Our patented Electric Mid-Drive™ is designed specifically for each model of recumbent that we convert. The unit mounts midway between the bottom bracket and the rear cluster and drives the rear wheel via a chain. Two freewheels allow the pedals and motor operate independently of one another. You can pedal, motor, or do both. And, unlike most hub motors, the motor is stationary when it's off so there's no parasitic drag from rotating motor magnets.

The major advantage of this design, which no conventional bike conversion can match, is that the motor drives through the bike's gearing. So, you've got the very low gearing needed to climb hills with a weak battery and tall gearing for top speed on the flats or climbing fast with a fully charged battery. You've also got direct mechanical drive for efficiency and reliability.

How does it perform? An Electric Mid-Drive equipped recumbent can easily climb a 25% grade with no more pedal effort than cruising on level ground. By comparison, the steepest grade allowed on interstate highways is 6%. Even 30% grades are possible in the lowest gear without straining --enough for serious off-road riding.
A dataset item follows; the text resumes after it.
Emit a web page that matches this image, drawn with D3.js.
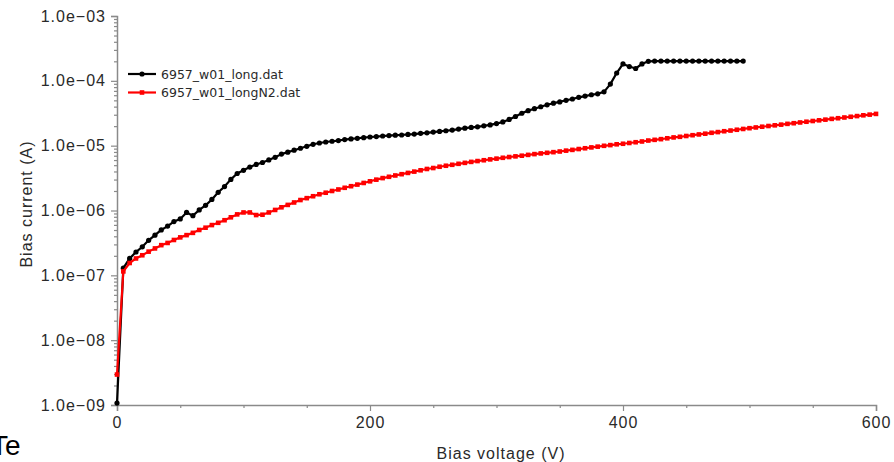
<!DOCTYPE html>
<html><head><meta charset="utf-8">
<script src="https://cdn.jsdelivr.net/npm/d3@7"></script>
<style>
html,body{margin:0;padding:0;background:#fff;}
svg{display:block;}
</style></head>
<body>
<svg id="chart" width="894" height="462"></svg>
<script>
// ---- data ----
const seriesNames = ["6957_w01_long.dat", "6957_w01_longN2.dat"];
const seriesColors = ["#000000", "#ff0000"];
const xTickValues = [0, 200, 400, 600];
const xMinorTickValues = [50, 100, 150, 250, 300, 350, 450, 500, 550];
const yTickValues = [1e-9, 1e-8, 1e-7, 1e-6, 1e-5, 1e-4, 1e-3];
const yTickLabels = ["1.0e\u221209", "1.0e\u221208", "1.0e\u221207", "1.0e\u221206", "1.0e\u221205", "1.0e\u221204", "1.0e\u221203"];
const xTitle = "Bias voltage (V)";
const yTitle = "Bias current (A)";

const voltageLong = d3.range(0, 500, 5);
const currentLong = [
 1.07e-9, 1.29e-7, 1.82e-7, 2.29e-7, 2.75e-7, 3.47e-7, 4.17e-7, 5.01e-7, 5.75e-7, 6.76e-7,
 7.41e-7, 9.33e-7, 8.32e-7, 1.02e-6, 1.20e-6, 1.48e-6, 1.91e-6, 2.34e-6, 3.02e-6, 3.72e-6,
 4.17e-6, 4.68e-6, 5.13e-6, 5.50e-6, 6.03e-6, 6.61e-6, 7.41e-6, 7.94e-6, 8.51e-6, 9.12e-6,
 9.77e-6, 1.05e-5, 1.10e-5, 1.14e-5, 1.17e-5, 1.20e-5, 1.24e-5, 1.27e-5, 1.30e-5, 1.33e-5,
 1.36e-5, 1.38e-5, 1.41e-5, 1.43e-5, 1.45e-5, 1.46e-5, 1.49e-5, 1.51e-5, 1.55e-5, 1.58e-5,
 1.62e-5, 1.66e-5, 1.70e-5, 1.74e-5, 1.80e-5, 1.86e-5, 1.91e-5, 1.95e-5, 2.02e-5, 2.09e-5,
 2.19e-5, 2.32e-5, 2.54e-5, 2.82e-5, 3.16e-5, 3.47e-5, 3.72e-5, 3.98e-5, 4.27e-5, 4.52e-5,
 4.73e-5, 5.01e-5, 5.25e-5, 5.56e-5, 5.82e-5, 6.10e-5, 6.31e-5, 6.76e-5, 8.91e-5, 1.32e-4,
 1.82e-4, 1.66e-4, 1.55e-4, 1.82e-4, 2.00e-4, 2.02e-4, 2.02e-4, 2.02e-4, 2.02e-4, 2.02e-4,
 2.02e-4, 2.02e-4, 2.02e-4, 2.02e-4, 2.02e-4, 2.02e-4, 2.02e-4, 2.02e-4, 2.02e-4, 2.02e-4
];
const voltageN2 = d3.range(0, 605, 5);
const currentN2 = [
 2.95e-9, 1.15e-7, 1.55e-7, 1.82e-7, 2.04e-7, 2.32e-7, 2.60e-7, 2.92e-7, 3.16e-7, 3.51e-7,
 3.85e-7, 4.17e-7, 4.52e-7, 5.01e-7, 5.43e-7, 5.96e-7, 6.46e-7, 7.08e-7, 7.85e-7, 8.71e-7,
 9.33e-7, 9.33e-7, 8.51e-7, 8.61e-7, 9.33e-7, 1.02e-6, 1.12e-6, 1.22e-6, 1.33e-6, 1.45e-6,
 1.55e-6, 1.66e-6, 1.78e-6, 1.88e-6, 2.00e-6, 2.11e-6, 2.24e-6, 2.37e-6, 2.51e-6, 2.66e-6,
 2.82e-6, 2.99e-6, 3.16e-6, 3.31e-6, 3.47e-6, 3.63e-6, 3.80e-6, 3.98e-6, 4.17e-6, 4.37e-6,
 4.52e-6, 4.73e-6, 4.90e-6, 5.07e-6, 5.25e-6, 5.43e-6, 5.62e-6, 5.79e-6, 5.96e-6, 6.14e-6,
 6.31e-6, 6.50e-6, 6.68e-6, 6.84e-6, 7.00e-6, 7.21e-6, 7.41e-6, 7.59e-6, 7.76e-6, 7.94e-6,
 8.13e-6, 8.38e-6, 8.61e-6, 8.87e-6, 9.12e-6, 9.40e-6, 9.66e-6, 9.95e-6, 1.02e-5, 1.05e-5,
 1.07e-5, 1.10e-5, 1.13e-5, 1.16e-5, 1.20e-5, 1.23e-5, 1.26e-5, 1.30e-5, 1.34e-5, 1.37e-5,
 1.41e-5, 1.45e-5, 1.49e-5, 1.53e-5, 1.58e-5, 1.62e-5, 1.67e-5, 1.71e-5, 1.76e-5, 1.81e-5,
 1.86e-5, 1.91e-5, 1.96e-5, 2.01e-5, 2.06e-5, 2.11e-5, 2.17e-5, 2.22e-5, 2.28e-5, 2.34e-5,
 2.40e-5, 2.46e-5, 2.52e-5, 2.59e-5, 2.65e-5, 2.72e-5, 2.79e-5, 2.86e-5, 2.94e-5, 3.01e-5,
 3.09e-5
];
const clippedText = "Te";

// ---- layout ----
const svg = d3.select("#chart");
const x = d3.scaleLinear().domain([0, 600]).range([117, 876]);
const y = d3.scaleLog().domain([1e-9, 1e-3]).range([405, 16]);
const axisColor = "#8a8a8a";
const textColor = "#2a2a2a";
const tickFont = "'Liberation Sans', Arial, sans-serif";

// y minor ticks
const yMinor = [];
for (let e = -9; e < -3; e++) for (let m = 2; m <= 9; m++) yMinor.push(m * Math.pow(10, e));

svg.append("g").attr("transform", "translate(117,0)")
  .call(d3.axisLeft(y).tickValues(yTickValues).tickFormat((d, i) => yTickLabels[i]).tickSize(6).tickPadding(5));
svg.append("g").attr("transform", "translate(117,0)")
  .call(d3.axisLeft(y).tickValues(yMinor).tickFormat("").tickSize(3))
  .call(g => g.select(".domain").remove());

svg.append("g").attr("transform", "translate(0,405)")
  .call(d3.axisBottom(x).tickValues(xTickValues).tickFormat(d3.format("d")).tickSize(6).tickPadding(6));
svg.append("g").attr("transform", "translate(0,405)")
  .call(d3.axisBottom(x).tickValues(xMinorTickValues).tickFormat("").tickSize(3))
  .call(g => g.select(".domain").remove());

svg.selectAll(".domain").attr("stroke", axisColor).attr("stroke-width", 1.5);
svg.selectAll(".tick line").attr("stroke", axisColor).attr("stroke-width", 1.2);
svg.selectAll(".tick text").attr("fill", textColor)
  .style("font-family", tickFont).style("font-size", "16px").style("letter-spacing", "1px");

// axis titles
svg.append("text").attr("x", 501).attr("y", 459).attr("text-anchor", "middle")
  .attr("fill", textColor).style("font-family", tickFont).style("font-size", "16px").style("letter-spacing", "1px")
  .text(xTitle);
svg.append("text").attr("transform", "translate(32,204) rotate(-90)").attr("text-anchor", "middle")
  .attr("fill", textColor).style("font-family", tickFont).style("font-size", "16px").style("letter-spacing", "1px")
  .text(yTitle);

// series
const seriesData = [
  voltageLong.map((v, i) => ({v, c: currentLong[i]})),
  voltageN2.map((v, i) => ({v, c: currentN2[i]}))
];
const line = d3.line().x(d => x(d.v)).y(d => y(d.c));

[0, 1].forEach(k => {
  const g = svg.append("g");
  g.append("path").datum(seriesData[k]).attr("d", line)
    .attr("fill", "none").attr("stroke", seriesColors[k]).attr("stroke-width", 2.2).attr("stroke-linejoin", "round");
  if (k === 0) {
    g.selectAll("circle").data(seriesData[k]).join("circle")
      .attr("cx", d => x(d.v)).attr("cy", d => y(d.c)).attr("r", 2.6).attr("fill", seriesColors[k]);
  } else {
    g.selectAll("rect").data(seriesData[k]).join("rect")
      .attr("x", d => x(d.v) - 2.3).attr("y", d => y(d.c) - 2.3).attr("width", 4.6).attr("height", 4.6)
      .attr("fill", seriesColors[k]);
  }
});

// legend
const legend = svg.append("g");
seriesNames.forEach((name, k) => {
  const ly = 74 + k * 18.5;
  legend.append("line").attr("x1", 128).attr("x2", 156).attr("y1", ly).attr("y2", ly)
    .attr("stroke", seriesColors[k]).attr("stroke-width", 2.2);
  if (k === 0) legend.append("circle").attr("cx", 142).attr("cy", ly).attr("r", 2.6).attr("fill", seriesColors[k]);
  else legend.append("rect").attr("x", 139.7).attr("y", ly - 2.3).attr("width", 4.6).attr("height", 4.6).attr("fill", seriesColors[k]);
  legend.append("text").attr("x", 161).attr("y", ly + 4.5).attr("fill", textColor)
    .style("font-family", "'DejaVu Sans', Verdana, sans-serif").style("font-size", "12.5px").text(name);
});

// text fragment cut by the left edge, as in the reference
svg.append("text").attr("x", -9).attr("y", 455).attr("fill", "#000")
  .style("font-family", "'Liberation Sans', Arial, sans-serif").style("font-size", "28px").text(clippedText);
</script>
</body></html>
How fast you can ultimately go depends on the gearing you choose, how hard you pedal, and the aerodynamics of your bike. Any recumbent with with our system can easily exceed 30 mph. Aerodynamic aids can add 5 to 10 mph to that. More useful is efficient cruising at moderate speeds. With a properly set up bike, you can cruise at 20 to 25mph for 30 or even 50 miles while pedaling no harder than you would cruising at 10 to 12 mph.